Foster pointed to the many studies that have been conducted showing that white people will oppose policies that they think will benefit black people, but those same white people will support the policies if they are told the policies will benefit white people.

“When I argued that racism was still entrenched in this country based on how 59% of whites voted for Romney, I needed to elaborate that this wasn’t simply because Obama is black (though there was of course some of this),” Foster wrote. “It is because, to a majority of white people, he represents the current embodiment of a party and of policies that white people feel support black people.”

As for the final point, that whites are voting for the white candidate just like blacks are voting for the black candidate, Foster said that you must consider to what degree were voters motivated by racial animus.

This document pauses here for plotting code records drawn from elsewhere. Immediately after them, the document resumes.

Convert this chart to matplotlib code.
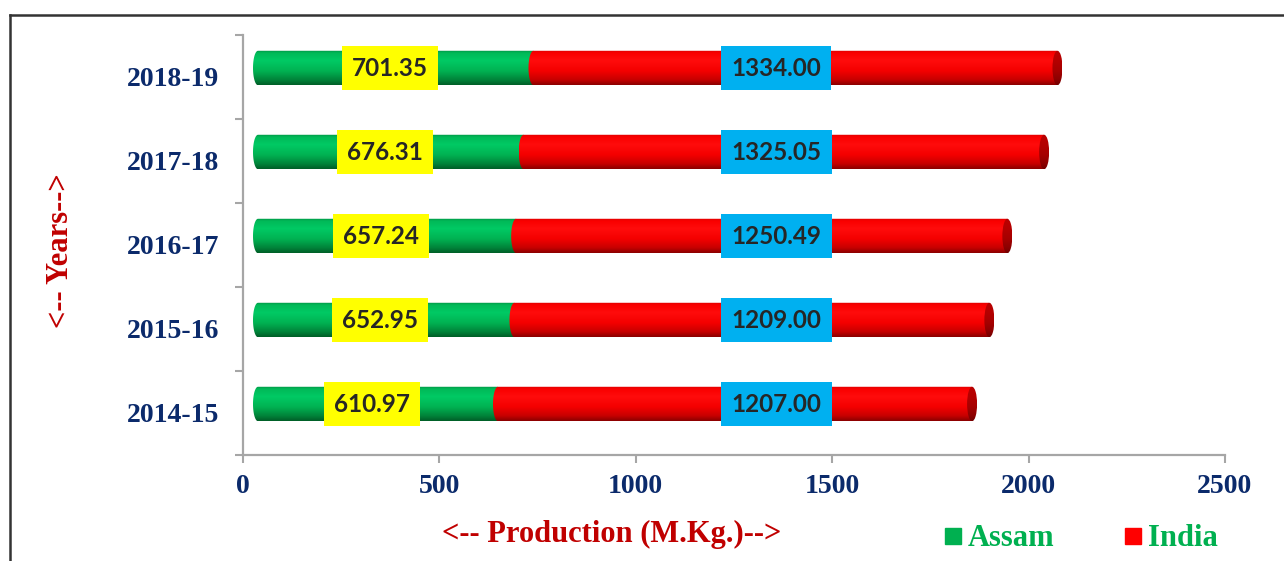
import numpy as np
import matplotlib
matplotlib.use("Agg")
import matplotlib.pyplot as plt
from matplotlib import transforms
from matplotlib.path import Path
from matplotlib.patches import PathPatch, Ellipse
from matplotlib.lines import Line2D

# ---- data -------------------------------------------------------------
years = ["2014-15", "2015-16", "2016-17", "2017-18", "2018-19"]
assam = [610.97, 652.95, 657.24, 676.31, 701.35]
india = [1207.00, 1209.00, 1250.49, 1325.05, 1334.00]
x_ticks = [0, 500, 1000, 1500, 2000, 2500]

# ---- style ------------------------------------------------------------
W, H, DPI = 1284, 561, 100
NAVY = "#0B2A6B"
DARKRED = "#C00000"
LEGEND_GREEN = "#00B050"
SPINE = "#A6A6A6"
SERIF = ["Liberation Serif", "DejaVu Serif"]
LABEL_FONT = ["Lato", "DejaVu Sans"]

BAR_H = 0.41            # bar thickness in category units
DEPTH_DX, DEPTH_DY = 15, 9    # pseudo-3D depth shift in pixels
LABEL_DX = 9            # horizontal shift of the value boxes in pixels
CAP_PX = 5              # half width of the elliptical end caps in pixels
india_label_x = 1335    # where the India value boxes sit along the axis

green_stops = [(0, 150, 70), (0, 185, 88), (0, 202, 100), (0, 178, 82), (0, 132, 58), (0, 95, 40)]
red_stops = [(222, 0, 0), (250, 0, 0), (255, 12, 12), (244, 0, 0), (200, 0, 0), (140, 0, 0)]
face_stops = [(175, 0, 0), (185, 0, 0), (180, 0, 0), (165, 0, 0), (140, 0, 0), (115, 0, 0)]
stop_pos = [0.0, 0.08, 0.3, 0.6, 0.85, 1.0]


def gradient(stops, n=64):
    t = np.linspace(0, 1, n)
    arr = np.array(stops, dtype=float) / 255.0
    cols = np.stack([np.interp(t, stop_pos, arr[:, c]) for c in range(3)], axis=-1)
    return cols[:, None, :]


fig = plt.figure(figsize=(W / DPI, H / DPI), dpi=DPI)
ax = fig.add_axes([243 / W, (H - 455) / H, (1225 - 243) / W, (455 - 35) / H])

ax.set_xlim(0, 2500)
ax.set_ylim(-0.5, len(years) - 0.5)

shift = transforms.ScaledTranslation(DEPTH_DX / DPI, DEPTH_DY / DPI, fig.dpi_scale_trans)
tr = ax.transData + shift
label_shift = transforms.ScaledTranslation(LABEL_DX / DPI, DEPTH_DY / DPI, fig.dpi_scale_trans)
tr_label = ax.transData + label_shift

# data units per pixel along x
x_per_px = 2500 / (1225 - 243)
rx = CAP_PX * x_per_px


def segment_path(x0, x1, yc, h):
    """Rectangle from x0 to x1 with a half-ellipse bulging left of x0."""
    yb, yt = yc - h / 2, yc + h / 2
    th = np.linspace(np.pi / 2, 3 * np.pi / 2, 40)
    arc = np.column_stack([x0 + rx * np.cos(th), yc + (h / 2) * np.sin(th)])
    verts = [(x1, yt), (x0, yt)] + [tuple(p) for p in arc] + [(x0, yb), (x1, yb), (x1, yt)]
    codes = [Path.MOVETO] + [Path.LINETO] * (len(verts) - 2) + [Path.CLOSEPOLY]
    return Path(verts, codes)


def draw_segment(x0, x1, yc, stops, zorder):
    patch = PathPatch(segment_path(x0, x1, yc, BAR_H), facecolor="none",
                      edgecolor="none", transform=tr)
    ax.add_patch(patch)
    im = ax.imshow(gradient(stops), extent=[x0 - rx, x1, yc - BAR_H / 2, yc + BAR_H / 2],
                   origin="upper", aspect="auto", transform=tr, zorder=zorder,
                   interpolation="bilinear")
    im.set_clip_path(patch)


for i, (a, ind) in enumerate(zip(assam, india)):
    total = a + ind
    draw_segment(0, a, i, green_stops, 2)
    draw_segment(a, total, i, red_stops, 3)
    face = Ellipse((total, i), 2 * rx, BAR_H, facecolor="none", edgecolor="none", transform=tr)
    ax.add_patch(face)
    fim = ax.imshow(gradient(face_stops), extent=[total - rx, total + rx, i - BAR_H / 2, i + BAR_H / 2],
                    origin="upper", aspect="auto", transform=tr, zorder=4,
                    interpolation="bilinear")
    fim.set_clip_path(face)

    ax.text(a / 2, i, f"{a:.2f}", transform=tr_label, ha="center", va="center",
            fontsize=17.5, fontweight="bold", family=LABEL_FONT, color="#262626", zorder=6,
            bbox=dict(boxstyle="square,pad=0.42", facecolor="#FFFF00", edgecolor="none"))
    ax.text(india_label_x, i, f"{ind:.2f}", transform=tr_label, ha="center", va="center",
            fontsize=17.5, fontweight="bold", family=LABEL_FONT, color="#262626", zorder=6,
            bbox=dict(boxstyle="square,pad=0.42", facecolor="#00B0F0", edgecolor="none"))

ax.set_xlim(0, 2500)
ax.set_ylim(-0.5, len(years) - 0.5)

# ---- axes styling ------------------------------------------------------
for s in ["top", "right"]:
    ax.spines[s].set_visible(False)
for s in ["left", "bottom"]:
    ax.spines[s].set_color(SPINE)
    ax.spines[s].set_linewidth(1.6)

ax.set_xticks(x_ticks)
ax.set_xticklabels([str(v) for v in x_ticks])
ax.tick_params(axis="x", length=6, width=1.5, color=SPINE, pad=8,
               labelsize=20, labelcolor=NAVY)

ax.set_yticks(range(len(years)))
ax.set_yticklabels(years)
ax.set_yticks(np.arange(-0.5, len(years), 1.0), minor=True)
ax.tick_params(axis="y", which="major", length=0, pad=17, labelsize=20, labelcolor=NAVY)
ax.tick_params(axis="y", which="minor", length=6, width=1.5, color=SPINE)

for lab in ax.get_xticklabels() + ax.get_yticklabels():
    lab.set_family(SERIF)
    lab.set_fontweight("bold")

# axis titles
fig.text(612 / W, (H - 534) / H, "<-- Production (M.Kg.)-->", ha="center", va="center",
         fontsize=22, fontweight="bold", family=SERIF, color=DARKRED)
fig.text(61 / W, (H - 251) / H, "<-- Years-->", ha="center", va="center", rotation=90,
         fontsize=22, fontweight="bold", family=SERIF, color=DARKRED)

# legend
handles = [Line2D([], [], marker="s", ls="", color="#00B050", markersize=11),
           Line2D([], [], marker="s", ls="", color="#FF0000", markersize=11)]
leg = fig.legend(handles, ["Assam", "India"], loc="center left", ncol=2,
                 bbox_to_anchor=(945 / W, (H - 539) / H), frameon=False,
                 handlelength=0.5, handletextpad=0.26, columnspacing=2.3,
                 borderpad=0, borderaxespad=0,
                 prop={"family": SERIF, "weight": "bold", "size": 22})
for t in leg.get_texts():
    t.set_color(LEGEND_GREEN)

# outer frame (top and left edges)
fig.add_artist(Line2D([10 / W, 10 / W], [0, (H - 15) / H], transform=fig.transFigure,
                      color="#333333", lw=1.8))
fig.add_artist(Line2D([10 / W, 1], [(H - 15) / H, (H - 15) / H], transform=fig.transFigure,
                      color="#333333", lw=1.8))

fig.savefig("out.png", dpi=DPI)
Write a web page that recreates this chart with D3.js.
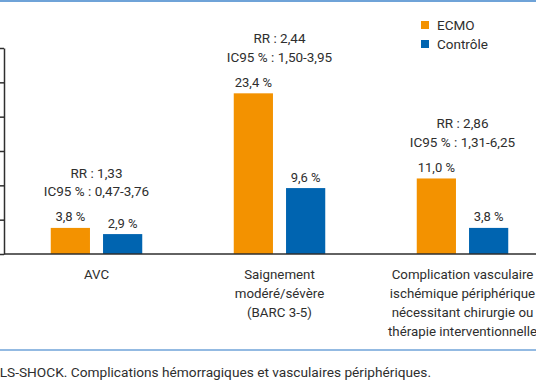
<!DOCTYPE html>
<html>
<head>
<meta charset="utf-8">
<script src="https://cdn.jsdelivr.net/npm/d3@7"></script>
<style>
  body { margin: 0; background: #fff; }
  svg { display: block; font-family: Roboto, "Noto Sans", sans-serif; }
</style>
</head>
<body>
<svg id="chart"></svg>
<script>
// données
var categories = [
  "AVC",
  "Saignement|modéré/sévère|(BARC 3-5)",
  "Complication vasculaire|ischémique périphérique|nécessitant chirurgie ou|thérapie interventionnelle"
];
var series = ["ECMO", "Contrôle"];
var ecmo = [3.8, 23.4, 11.0];
var controle = [2.9, 9.6, 3.8];
var rr = ["1,33", "2,44", "2,86"];
var ic95 = ["0,47-3,76", "1,50-3,95", "1,31-6,25"];
var yTicks = [0, 5, 10, 15, 20, 25, 30];
var caption = "ECLS-SHOCK. Complications hémorragiques et vasculaires périphériques.";

var colors = ["#f39200", "#0064b0"];
var textColor = "#2e2e2e";

var W = 536, H = 386;
var svg = d3.select("#chart").attr("width", W).attr("height", H);

// filets bleus haut et bas
svg.append("line")
  .attr("x1", 0).attr("x2", W).attr("y1", 1).attr("y2", 1)
  .attr("stroke", "#6fa3d8").attr("stroke-width", 2);
svg.append("line")
  .attr("x1", 0).attr("x2", W).attr("y1", 350).attr("y2", 350)
  .attr("stroke", "#6fa3d8").attr("stroke-width", 1.5);

var left = 4, baseY = 254, topY = 48;

var y = d3.scaleLinear().domain([0, 30]).range([baseY, topY]);
var x0 = d3.scaleBand().domain(d3.range(categories.length))
  .range([5, 554]).paddingInner(0.5).paddingOuter(0.25);
var x1 = d3.scaleBand().domain(d3.range(series.length))
  .range([0, x0.bandwidth()]).paddingInner(0.25);

// axe Y (graduations sans libellés visibles, comme sur l'original recadré)
var yAxis = svg.append("g")
  .attr("transform", "translate(" + left + ",0)")
  .call(d3.axisLeft(y).tickValues(yTicks).tickSize(5).tickSizeOuter(0).tickFormat(""));
yAxis.select(".domain").attr("stroke", textColor).attr("stroke-width", 1.5);
yAxis.selectAll(".tick line").attr("stroke", textColor).attr("stroke-width", 1.5);

var fmt = function(v) { return d3.format(".1f")(v).replace(".", ",") + " %"; };

var groups = svg.selectAll(".grp")
  .data(categories)
  .enter().append("g")
  .attr("class", "grp")
  .attr("transform", function(d, i) { return "translate(" + x0(i) + ",0)"; });

groups.each(function(d, i) {
  var g = d3.select(this);
  var vals = [ecmo[i], controle[i]];
  vals.forEach(function(v, j) {
    g.append("rect")
      .attr("x", x1(j))
      .attr("y", y(v))
      .attr("width", x1.bandwidth())
      .attr("height", baseY - y(v))
      .attr("fill", colors[j]);
    g.append("text")
      .attr("x", x1(j) + x1.bandwidth() / 2)
      .attr("y", y(v) - 6.5)
      .attr("text-anchor", "middle")
      .attr("fill", textColor)
      .style("font-size", "13px")
      .text(fmt(v));
  });
  var cx = x0.bandwidth() / 2;
  var top = y(d3.max(vals)) - 6.5 - 25;
  g.append("text")
    .attr("x", cx).attr("y", top)
    .attr("text-anchor", "middle").attr("fill", textColor)
    .style("font-size", "13.5px")
    .text("IC95 % : " + ic95[i]);
  g.append("text")
    .attr("x", cx).attr("y", top - 18.5)
    .attr("text-anchor", "middle").attr("fill", textColor)
    .style("font-size", "13.5px")
    .text("RR : " + rr[i]);

  // libellé de catégorie
  var lines = d.split("|");
  g.selectAll(".cat")
    .data(lines)
    .enter().append("text")
    .attr("class", "cat")
    .attr("x", cx)
    .attr("y", function(l, k) { return 279 + k * 19; })
    .attr("text-anchor", "middle")
    .attr("fill", textColor)
    .style("font-size", "13.3px")
    .text(function(l) { return l; });
});

// ligne de base
svg.append("line")
  .attr("x1", left).attr("x2", W).attr("y1", baseY).attr("y2", baseY)
  .attr("stroke", textColor).attr("stroke-width", 1.5);

// légende
var legend = svg.selectAll(".leg")
  .data(series)
  .enter().append("g")
  .attr("class", "leg")
  .attr("transform", function(d, i) { return "translate(421," + (21 + i * 19) + ")"; });
legend.append("rect")
  .attr("width", 8).attr("height", 8)
  .attr("fill", function(d, i) { return colors[i]; });
legend.append("text")
  .attr("x", 16).attr("y", 8.5)
  .attr("fill", textColor)
  .style("font-size", "13.5px")
  .text(function(d) { return d; });

// légende de figure (recadrée à gauche comme sur l'original)
svg.append("text")
  .attr("x", 431).attr("y", 376.5)
  .attr("text-anchor", "end")
  .attr("fill", textColor)
  .style("font-size", "13.7px")
  .text(caption);
</script>
</body>
</html>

She wrote that minorities didn’t vote against Romney because of his race or because they were trying to stop white people from receiving government benefits.

“Furthermore, minorities can point to numerous Democratic policies that protect their civil rights such as preventing voter suppression, maintaining public services like education, and extending access to healthcare,” she wrote. “Conversely, when researchers specifically studied why whites were defecting from the Democratic party in the 1970s and 1980s, it wasn’t because of what the Republicans were going to do for them as much as what the party promised they would do to stop the government from helping those people. In essence, it is this very promise from Republicans that has also driven away minority voters from their party.”

But Foster ended her piece on a hopeful note:

“A little over half of the votes Obama received came from white voters (56%). We can celebrate the fact that so many white people see beyond race when voting, and there is no doubt Obama would have lost the election without white voters. We can even celebrate the fact the Democratic Party is diversifying; in the mid-1970s, 84% of people who voted Democratic were white, that fell to 73% in the mid-1990s, and now rests at 56%. But what we can’t pretend is that the United States doesn’t have a continuing problem with white racism.”